Sigo sin encontrarle sentido a una estación del año cuya única ventaja evidente es que no hay que doblar calcetines. Detecto varios reportajes en diferentes medios de comunicación que hablan de los inconvenientes y las molestias de practicar sexo en plena canícula, cuyas conclusiones podrían resumirse en la palabra sudor, y sospecho que el verano solamente sirve para sentarse frente al cuadro que cuelga torcido en una pared de la cocina, para filosofar si se trata de una cuestión física o es simplemente un problema de astigmatismo. El horizonte cabecea hacia el sol, el bienestar vuelve a ser una cosa de ricos, la humedad agota hasta a los mosquitos y muere Olivia Newton-John. Con este calor no soy capaz de recordar si vi Grease, en su estreno en gran pantalla, en el Ideal o en el Avenida. La nostalgia no casa bien con las corrientes de aire. No, definitivamente, no estoy hecho para el verano.
Por suerte, ya hemos llegado a ese punto del año en que los buzones de correo de los medios de comunicación están copados por las noticias de Elche. Eso quiere decir que la esquina de agosto está al llegar y que en cuanto la Nit de l’Albà ilumine el firmamento irán bajando las horas de luz. A una velocidad de dos minutos diarios, lo cual, en años anteriores, corresponderían con dos minutos diarios de bajada de temperaturas. En este punto, se cuela entre las alertas ilicitanas un comunicado de la Agencia Española de Meteorología (AEMET) que disipa cualquier atisbo de optimismo. El fin de semana próximo volverá a ser muy caluroso, así que los calcetines aún están lejos de su reentrée. Aparece un pelo en Marte. Un estudio desvela que el verano nos enfurece. Me avisan por línea interna de que la gente se está hartando de malas noticias. Una avioneta sobrevuela la costa con la publicidad de un circo. Esta noche no se verán las Perseidas porque seguro que se nubla el panorama. De repente, me doy cuenta de que estoy soltando frases en píldoras, como Juan Carlos de Manuel, el Hemingway de la sierra de Espadán. Necesitamos la lluvia.
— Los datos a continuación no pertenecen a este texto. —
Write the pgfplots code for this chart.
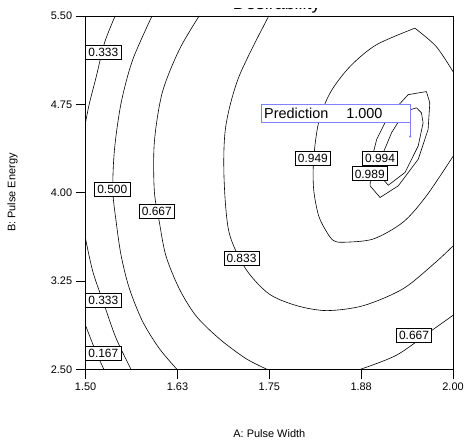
\documentclass[border=0pt]{standalone}
\usepackage{pgfplots}
\pgfplotsset{compat=1.18}
\usepackage{fontspec}
\setmainfont{Liberation Sans}
\definecolor{predblue}{RGB}{128,128,255}
\tikzset{lbl/.style={draw=black, fill=white, line width=0.6pt, font=\fontsize{12}{14}\selectfont,
     text height=8.7pt, text depth=0pt, inner xsep=2.6pt, inner ysep=2.6pt}}
\pgfplotsset{cl/.style={black, line width=0.6pt, no marks}}
\begin{document}
\begin{tikzpicture}
\path (-86pt,-72pt) rectangle (381pt,371pt);
\begin{axis}[
  at={(0pt,0pt)}, anchor=south west,
  width=369pt, height=355pt, scale only axis,
  xmin=1.5, xmax=2, ymin=2.5, ymax=5.5,
  xtick={1.5,1.625,1.75,1.875,2},
  xticklabels={1.50,1.63,1.75,1.88,2.00},
  ytick={2.5,3.25,4,4.75,5.5},
  yticklabels={2.50,3.25,4.00,4.75,5.50},
  tick pos=left, tick align=outside, major tick length=10pt,
  tick style={black, line width=0.7pt},
  tick label style={font=\fontsize{11}{13}\selectfont},
  axis line style={line width=0.8pt},
  xlabel={A: Pulse Width},
  ylabel={B: Pulse Energy},
  label style={font=\fontsize{11}{13}\selectfont},
  xlabel style={at={(axis description cs:0.5,-0.193)}, anchor=base},
  ylabel style={at={(axis description cs:-0.1987,0.5)}, anchor=center},
]
% 0.167
\addplot[cl, smooth] coordinates {(1.5,2.872) (1.5122,2.677) (1.5248,2.5)};
% 0.333 upper
\addplot[cl, smooth] coordinates {(1.5402,5.5) (1.5257,5.272) (1.5145,4.985) (1.5054,4.765) (1.5,4.6)};
% 0.333 lower
\addplot[cl, smooth] coordinates {(1.5,3.607) (1.5099,3.328) (1.5257,3.041) (1.5416,2.762) (1.5619,2.5)};
% 0.500
\addplot[cl, smooth] coordinates {(1.5904,5.5) (1.5641,5.128) (1.5484,4.765) (1.5393,4.368) (1.5370,4.021)
  (1.5416,3.751) (1.5484,3.463) (1.5596,3.185) (1.5776,2.906) (1.6003,2.677) (1.6243,2.5)};
% 0.667
\addplot[cl, smooth] coordinates {(1.6545,5.5) (1.6274,5.213) (1.6043,4.849) (1.5935,4.427) (1.5935,4.013)
  (1.6003,3.751) (1.6093,3.463) (1.6274,3.185) (1.6500,2.956) (1.6816,2.762) (1.7178,2.593) (1.7470,2.5)};
% 0.667 lower right
\addplot[cl, smooth] coordinates {(1.8736,2.5) (1.9232,2.621) (1.9684,2.819) (2.0,2.959)};
% 0.833
\addplot[cl, smooth] coordinates {(1.7493,5.5) (1.7087,4.985) (1.6907,4.562) (1.6883,4.139)
  (1.6951,3.666) (1.7178,3.354) (1.7493,3.142) (1.7873,3.041) (1.8283,2.999) (1.8780,3.041)
  (1.9322,3.185) (1.9770,3.413) (2.0,3.548)};
% 0.949
\addplot[cl, smooth, tension=0.5] coordinates {(2.0,4.308) (1.9638,3.973) (1.9323,3.751) (1.8916,3.607)
  (1.8509,3.579) (1.8374,3.593) (1.8283,3.664) (1.8171,3.804) (1.8103,4.030) (1.8103,4.283)
  (1.8171,4.596) (1.8329,4.849) (1.8600,5.072) (1.8957,5.255) (1.9481,5.396)};
\addplot[cl, smooth, tension=0.5] coordinates {(1.9481,5.396) (1.9770,5.241) (2.0,5.027)};
% 0.989
\addplot[cl, sharp plot] coordinates {(1.9638,4.858) (1.9684,4.762) (1.9661,4.537) (1.9526,4.283)
  (1.9255,4.058) (1.9007,3.959) (1.8871,4.058) (1.8893,4.283) (1.8961,4.452) (1.9119,4.649)
  (1.9390,4.832) (1.9638,4.858)};
% 0.994
\addplot[cl, sharp plot] coordinates {(1.9503,4.720) (1.9570,4.678) (1.9593,4.593) (1.9526,4.396)
  (1.9346,4.171) (1.9119,4.063) (1.9028,4.128) (1.9051,4.340) (1.9164,4.509) (1.9346,4.691)
  (1.9503,4.720)};
% prediction flag
\addplot[predblue, line width=0.6pt, no marks] coordinates {(1.9417,4.477) (1.9417,4.598)};
\addplot[predblue, mark=*, mark size=0.9pt, only marks] coordinates {(1.9417,4.477)};
\node[draw=predblue, fill=white, line width=0.6pt, anchor=south east, inner sep=0pt,
  minimum width=149.6pt, minimum height=17.7pt, font=\fontsize{14.5}{17}\selectfont]
  at (axis cs:1.9417,4.598) {\makebox[149.6pt][l]{\hspace{3.3pt}Prediction\hspace{18pt}1.000}};
% contour labels
\node[lbl] at (axis cs:1.5241,5.194) {0.333};
\node[lbl] at (axis cs:1.5363,4.030) {0.500};
\node[lbl] at (axis cs:1.5969,3.844) {0.667};
\node[lbl] at (axis cs:1.7121,3.442) {0.833};
\node[lbl] at (axis cs:1.5241,3.086) {0.333};
\node[lbl] at (axis cs:1.5241,2.635) {0.167};
\node[lbl] at (axis cs:1.9469,2.787) {0.667};
\node[lbl] at (axis cs:1.8093,4.292) {0.949};
\node[lbl] at (axis cs:1.9007,4.293) {0.994};
\node[lbl] at (axis cs:1.8866,4.161) {0.989};
\draw[line width=1.3pt] (rel axis cs:0,1) -- (rel axis cs:0,0) -- (rel axis cs:1,0);
\end{axis}
% title, of which only the bottom edge shows in the reference
\begin{scope}
\clip (0pt,340pt) rectangle (381pt,362.4pt);
\node[overlay, anchor=base, font=\fontsize{18}{21}\selectfont] at (192pt,361.2pt) {Desirability};
\end{scope}
\end{tikzpicture}
\end{document}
Nada nos salva del verano que hemos construido con ladrillo costero y frío artificial. En realidad, la única manera de sobrevivir al calor es escapar del calor. O bien nos damos un chapuzón en un Mediterráneo que cada vez se parece más a una sopa tibia o nos vamos de compras y al cine con los niños a un centro comercial. O salimos de noche cuando aún tenemos edad para mezclarnos con más gente sudorosa. Los proyectos de viaje de vacaciones alcanzan precios prohibitivos, con lo que una huida al hemisferio sur se convierte en un destino inalcanzable. El sueño de las noches tropicales (también) produce monstruos, querido Goya. Sigo pensando en qué cine vi Grease de pequeño y, frente al cuadro torcido de la cocina, comprendo que el verano es un ensueño infantil en el que tenemos depositadas demasiadas esperanzas. Ya ni siquiera se puede plantear mi viejo proyecto de que nos hibernen cada mes de julio hasta septiembre, porque la luz está carísima. Necesitamos volver a ilusionarnos con la mera búsqueda de cangrejos entre los guijarros de la playa. Necesitamos volver a encontrar el fresco en destinos del norte. Necesitamos salvarnos del verano que hemos construido.